What was advertised in a colonial American newspaper 250 years ago today?

“Those noble Supporters and Defenders of the Liberties of their Country, who have signed the League and Covenant.”
The decorative border around Cyrus Baldwin’s advertisement in the January 16, 1775, edition of the Boston Evening-Postdrew attention to it … and the shopkeeper wanted the entire community to see what he had to say about the “great Variety of English, India and Scotch Goods” that he offered for sale “at his Shop in Cornhill, Boston.” It was a message not only for “his good Customers” but “especially those noble Supporters and Defenders of the Liberties of their Country, who have signed the League and Covenant.” Baldwin could have invoked the Continental Association that went into effect on December 1, 1774, but made an even stronger statement about fidelity to the American cause demonstrated by some of his customers.
As summer approached in 1774, the Boston Committee of Correspondence disseminated the Solemn League and Covenant, a nonimportation agreement drafted by Samuel Adams and Joseph Warren in response to the Boston Port Act. Colonizers in Boston and throughout Massachusetts debated the measure, some enthusiastically signing and others arguing that they should wait to engage in a coordinated effort that spanned the colonies. When the First Continental Congress met in Philadelphia in September and October, the delegates devised a nonimportation pact, the Continental Association, to achieve that unified response. Newspapers carried details in their coverage of the meetings, printers published and sold pamphlets that included the Continental Association along with other “EXTRACTS FROM THE VOTES AND PROCEEEDINGS OF THE AMERICAN CONTINENTAL CONGRESS,” some printers published broadside versions of the Continental Association for easy reference in homes and offices, and advertisements documented goods surrendered and sold under the conditions of the tenth article of the Continental Association.
Baldwin could have made an appeal to consumers who adhered to the Continental Association.

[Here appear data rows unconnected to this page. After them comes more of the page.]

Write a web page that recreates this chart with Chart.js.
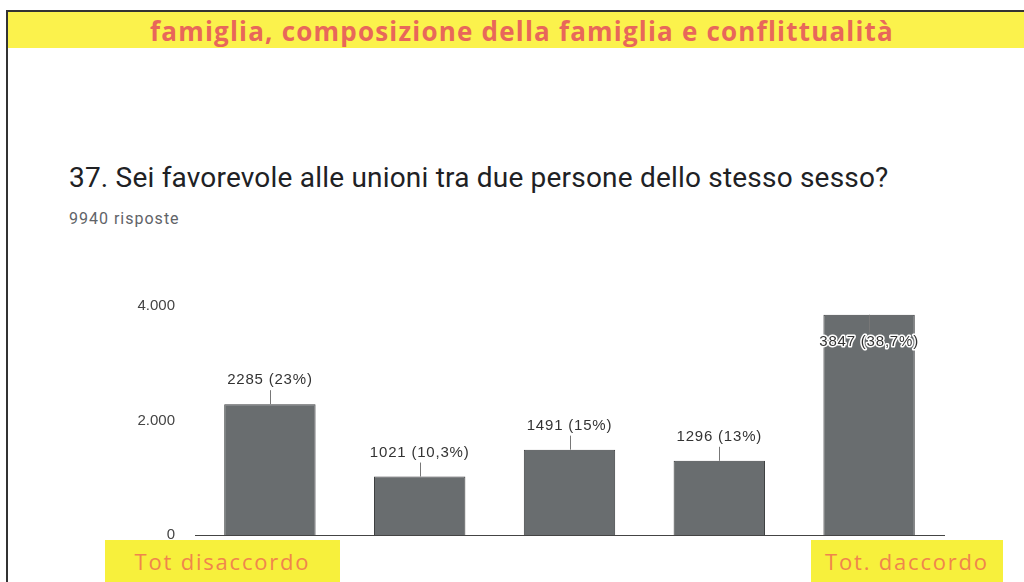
<!DOCTYPE html>
<html lang="it">
<head>
<meta charset="UTF-8">
<title>37. Sei favorevole alle unioni tra due persone dello stesso sesso?</title>
<script src="https://cdn.jsdelivr.net/npm/chart.js"></script>
<style>
    html, body {
        margin: 0;
        padding: 0;
        background: #fff;
        width: 1024px;
        height: 582px;
        overflow: hidden;
        position: relative;
        font-family: Roboto, Arial, sans-serif;
    }
    .frame {
        position: absolute;
        left: 6px;
        top: 10px;
        right: -2px;
        bottom: -2px;
        border-left: 2px solid #333;
        border-top: 2px solid #333;
    }
    .banner {
        position: absolute;
        left: 8px;
        top: 12px;
        width: 1016px;
        height: 36px;
        background: #fbf24c;
        text-align: center;
        white-space: nowrap;
    }
    .banner span {
        display: inline-block;
        font-family: "Open Sans", sans-serif;
        font-weight: bold;
        font-size: 26px;
        line-height: 38px;
        color: #e8675a;
        margin-left: 12px;
        letter-spacing: 1.2px;
    }
    h1 {
        position: absolute;
        left: 69px;
        top: 164px;
        margin: 0;
        font-weight: normal;
        font-size: 28px;
        line-height: 28px;
        letter-spacing: 0.2px;
        color: #202124;
        white-space: nowrap;
    }
    .sub {
        position: absolute;
        left: 69px;
        top: 211px;
        font-size: 16px;
        line-height: 16px;
        letter-spacing: 1px;
        color: #5f6368;
    }
    .tag {
        position: absolute;
        top: 540px;
        height: 42px;
        background: #f7f03c;
        color: #f0854c;
        font-family: "Open Sans", sans-serif;
        font-size: 22px;
        letter-spacing: 1.8px;
        line-height: 42px;
        text-align: center;
        white-space: nowrap;
    }
    #chart {
        position: absolute;
        left: 100px;
        top: 276px;
    }
</style>
</head>
<body>
<div class="frame"></div>
<div class="banner"><span>famiglia, composizione della famiglia e conflittualità</span></div>
<h1>37. Sei favorevole alle unioni tra due persone dello stesso sesso?</h1>
<div class="sub">9940 risposte</div>
<canvas id="chart" width="860" height="290"></canvas>
<div class="tag" style="left:105px;width:235px;">Tot disaccordo</div>
<div class="tag" style="left:811px;width:192px;">Tot. daccordo</div>

<script>
    const categories = ['1', '2', '3', '4', '5'];
    const values = [2285, 1021, 1491, 1296, 3847];
    const valueLabels = ['2285 (23%)', '1021 (10,3%)', '1491 (15%)', '1296 (13%)', '3847 (38,7%)'];
    const tickValues = [0, 2000, 4000];
    const tickLabels = ['0', '2.000', '4.000'];

    // etichette sopra le barre con la lineetta
    const barLabels = {
        id: 'barLabels',
        afterDatasetsDraw(chart) {
            const ctx = chart.ctx;
            const meta = chart.getDatasetMeta(0);
            ctx.save();
            ctx.font = '15px Arial, "Liberation Sans", sans-serif';
            ctx.letterSpacing = '0.8px';
            ctx.textAlign = 'center';
            ctx.textBaseline = 'middle';
            meta.data.forEach((bar, i) => {
                const x = bar.x;
                const top = bar.y;
                const inside = top - chart.chartArea.top < 40;
                let ty, l1, l2;
                if (inside) {
                    ty = top + 27;
                    l1 = top;
                    l2 = top + 18;
                } else {
                    ty = top - 24;
                    l1 = top - 14;
                    l2 = top;
                }
                ctx.strokeStyle = '#777';
                ctx.lineWidth = 1;
                ctx.beginPath();
                ctx.moveTo(Math.round(x) + 0.5, l1);
                ctx.lineTo(Math.round(x) + 0.5, l2);
                ctx.stroke();
                if (inside) {
                    ctx.strokeStyle = '#fff';
                    ctx.lineWidth = 3;
                    ctx.lineJoin = 'round';
                    ctx.strokeText(valueLabels[i], x, ty);
                }
                ctx.fillStyle = '#333';
                ctx.fillText(valueLabels[i], x, ty);
            });
            ctx.restore();
        }
    };

    new Chart(document.getElementById('chart'), {
        type: 'bar',
        data: {
            labels: categories,
            datasets: [{
                data: values,
                backgroundColor: '#696d6f',
                borderColor: '#3d3f40',
                borderWidth: 1,
                categoryPercentage: 1,
                barPercentage: 0.61
            }]
        },
        options: {
            responsive: false,
            animation: false,
            layout: { padding: { top: 30, right: 16, bottom: 31, left: 0 } },
            plugins: {
                legend: { display: false },
                tooltip: { enabled: false }
            },
            scales: {
                x: {
                    afterFit(scale) { scale.height = 0; },
                    ticks: { display: false },
                    grid: { display: false, drawTicks: false },
                    border: { display: true, color: '#444', width: 1 }
                },
                y: {
                    min: 0,
                    max: 4000,
                    afterFit(scale) { scale.width = 95; },
                    afterBuildTicks(scale) {
                        scale.ticks = tickValues.map(v => ({ value: v }));
                    },
                    ticks: {
                        padding: 20,
                        color: '#444',
                        font: { family: 'Arial, "Liberation Sans", sans-serif', size: 15 },
                        callback: (v) => tickLabels[tickValues.indexOf(v)]
                    },
                    grid: { display: false, drawTicks: false },
                    border: { display: false }
                }
            }
        },
        plugins: [barLabels]
    });
</script>
</body>
</html>
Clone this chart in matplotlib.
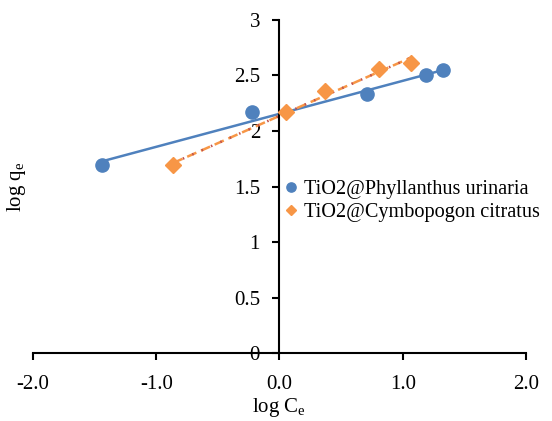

Instead, he sought to associate his customers and his goods with the uncompromising spirit of the Solemn League and Covenant drafted as soon as the colonies received word about the Boston Port Act. The resolve of many colonizers strengthened as news about the other Coercive Acts – the Massachusetts Government Act, the Administration of Justice Act, and the Quartering Act – arrived, yet Baldwin declared that many of his customers had been unwavering in their determination to take action before receiving dispatch after dispatch about new abuses perpetrated by Parliament. Even those who had not signed the Solemn League and Covenant could ameliorate their regrets, Baldwin suggested, by making purchases alongside others who had been “noble Supporters and Defenders of the Liberties of their Country” months before the Continental Association. As the imperial crisis intensified, he offered consumers an opportunity to revise how they remembered their participation in resistance efforts.